Thursday, March 31, 2005

Dominant research areas?

What are the dominant research areas connected to blogs? Off the top of my head, I would say seven:
Hypertext - literature studies
Genre studies - again, within leterature and media studies
Social networks and online communities - social sciences coupled with information science
Cyber culture - sociology and ethnography
Technology, software - information science, informatics
Journalism - media studies and sociology
Media politics - media studies and sociology, ethnicity and gender

I am certain there is research done which does not fit in any of these categories, but at the moment I can't see it. And the categories need to be more precisely described.
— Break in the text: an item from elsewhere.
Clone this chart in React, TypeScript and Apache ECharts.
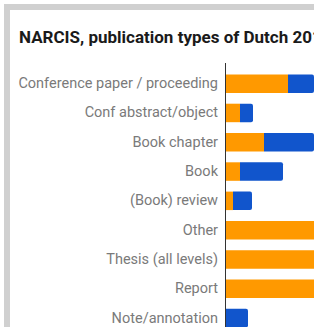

Anybody got any thougths on this?


Andrea said...

I'm afraid I can't really contribute in matters of refining these areas, although the "Cyber culture - sociology and ethnography" sounds a bit dodgy to me.

Maybe that's just my personal bias as anthropologist, wanting to see a big gap between what anthropology is up to and what other similar sciences do.

Where would you fit an emerging area I'd call "identity, (self)-representation, autoethnography"? Like a bit what Lilia is up to these days...Oh, you asked for *dominant* areas - well I guess it will be a dominant one one day...

Andrea said...
This comment has been removed by a blog administrator.
Torill said...

First: both sociology and ethnography studies culture, but in different manners.

Second: I put Lilia under Social networks and online communities. Lilia may disagree, I'd love to hear why :)

Peter said...

You are missing psychology and history.

Peter said...

...and economics.

Torill said...

Peter, I am sure I do, do you have examples of research on blogs in these fields?

Dennis G. Jerz said...

I've kept returning to this list over the past few days, having found yet another approach to blogging that didn't seem to be on the list, and each time I looked and there it was -- a category where my latest find neatly fits.

I think that if you grouped these items into some supercategories, that might help. For instance, informatics and genre are formal, while literary and social are both expressive. Rather than try to eliminate the overlap between subcategories, perhaps some kind of sliding scale -- individual at the top, communal at the bottom... formal at the left, expressive at the right.

Mabye those aren't the right scales to use, but your post has kept me thinking over the past few days.

I suppose edublogging would fall under genre studies, but that makes the most sense only for lit/composition studies. Not all edubloggers use a genre approach.

Torill said...

Dennis, I think perhaps I should make an individual slot for the edubloggers, as Education or pedagogics, as we'd call it here, is a field where weblogs are very much explored and researched.

Right now I am working my way through the articles on the AOIR conferences, to see what topics the blog papers there cover. Afterwards I am going to dive into the hypertext conferences and make a search for different media theory conferences. Anybody got suggestions for academic conferences where I can expect blogs to be a topic? (yes, I know about blogtalk *S*)

Dennis G. Jerz said...

I already replied to Torill via e-mail, but for anyone else reading this thread, the 4Cs (Conference on College Composition and Communication) is a big rhetcomp conference that often includes related sessions.